Tout dépend comment on présente les choses. Je suis sur Sevran où je joue le rôle d’ambassadeur pour APART, association qui essaie de s’adapter aux besoins du jeune et pas seulement de lui donner une solution toute faite, faute de mieux. On va ainsi lui permettre de s’intéresser à d’autres secteurs que le foot ou au basket. Or l’alpinisme n’est pas accessible à tout le monde. En tant que livreur, j’ai beaucoup circulé sur Paris, dans les quartiers chics. C’est dans ces milieux-là que j’ai trouvé des gens qui faisaient de l’alpinisme. Du coup, on a le cliché d’un sport réservé aux riches quand, en fait, Samir, en est le contrepied parfait. Sans compter que j’ai appris tout récemment que mon père avait gravi deux fois le Mont Blanc : il ne m’en avait jamais parlé auparavant !

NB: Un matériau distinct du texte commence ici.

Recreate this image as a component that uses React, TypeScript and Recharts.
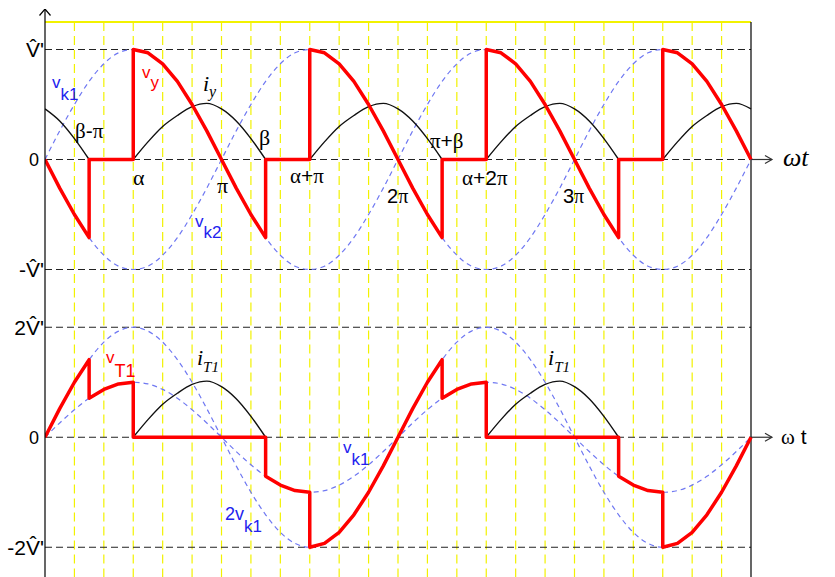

Avec cette ascension, et le fait qu’elle soit filmée pour en tirer un film, je me positionne d’un point de vue collectif et y vois l’occasion de révéler un autre visage de la banlieue, différent de celui qui est généralement montré à la télévision, surtout en ce moment, en cette période d’élection. On a la chance de mettre en évidence que la jeunesse peut s’intégrer dans différents sports, à contre-courant de ce que pense l’opinion publique. C’est quelque chose qui n’arrive pas tous les jours. On aurait tort de dire non à un tel projet.
Pour aborder le Mont-Blanc, je me suis remis au foot, deux trois mois avant, mais je mise beaucoup sur le mental, c’est plutôt mentalement qu’on grimpe une montagne. On croit que la montagne, c’est fait pour les surathlètes, mais non, pas besoin. Ainsi, j’ai compris que si je réussissais cette ascension, demain je pourrais aussi monter mon entreprise. Au départ je pensais que chef d’équipe dans un petit dépôt, c’est déjà pas mal. Mais après la formation, je me suis dit, pourquoi ne pas viser plus haut ? Dans les banlieues, il y a beaucoup de jeunes ambitieux, mais ils veulent que ça aille vite. L’ambition parfois nous nuit, on oublie qu’il y a un chemin qu’il faudra monter.
Ca faisait des années que je ne m’étais pas retrouvé dans un environnement où je m’étais dit : waouah ! Mais là, c’était la nature ! Je ne voulais même pas voir d’images du Mont-Blanc avant de tenter l’ascension, mais je m’étais quand même autorisé à regarder quelques vidéos car j’aime bien me préparer. Et au final, ce qui nous attendait, c’était extraordinaire ! »
Rayane n’aura pas été déçu : certes il dormira peu – première nuit dans un sac de couchage – mais il se découvrira montagnard. Grâce aux guides, il apprendra à poser le pied et à trouver le bon rythme, « alors que je marchais très en avant, à grand pas ». Et il fera sien l’esprit de cordée : « Ca ne m’intéresse pas de monter tout seul. La synergie, c’est ce qui nous a tirés vers le haut. Voir les autres souffrir, ça te donne de la motivation, ça crée des liens. Je ne réalise pas encore à quel point ça m’a chamboulé, cette aventure. Ca a tout libéré. Ce n’est pas le sommet qui compte, mais le cheminement. C’est une sorte de révélation. A un moment sur le Grand Paradis, mon corps me disait d’arrêter ; la montée, ça n’allait pas. Mais la descente, je l’ai faite presque en courant ! La montagne, c’est une image. Une image spirituelle. C’est mon reflet, c’est la personne que je suis, et je veux être une personne qui réussit. Je pensais que je n’avais pas les mêmes dispositions naturelles que d’autres dans le groupe, bien plus forts que moi, mais cette ascension m’a ouvert plein d’horizons. J’ai monté cette montagne, je vais trouver mon entreprise en alternance ! »
Quelques jours après notre entretien, Rayane verra effectivement sa recherche couronnée de succès.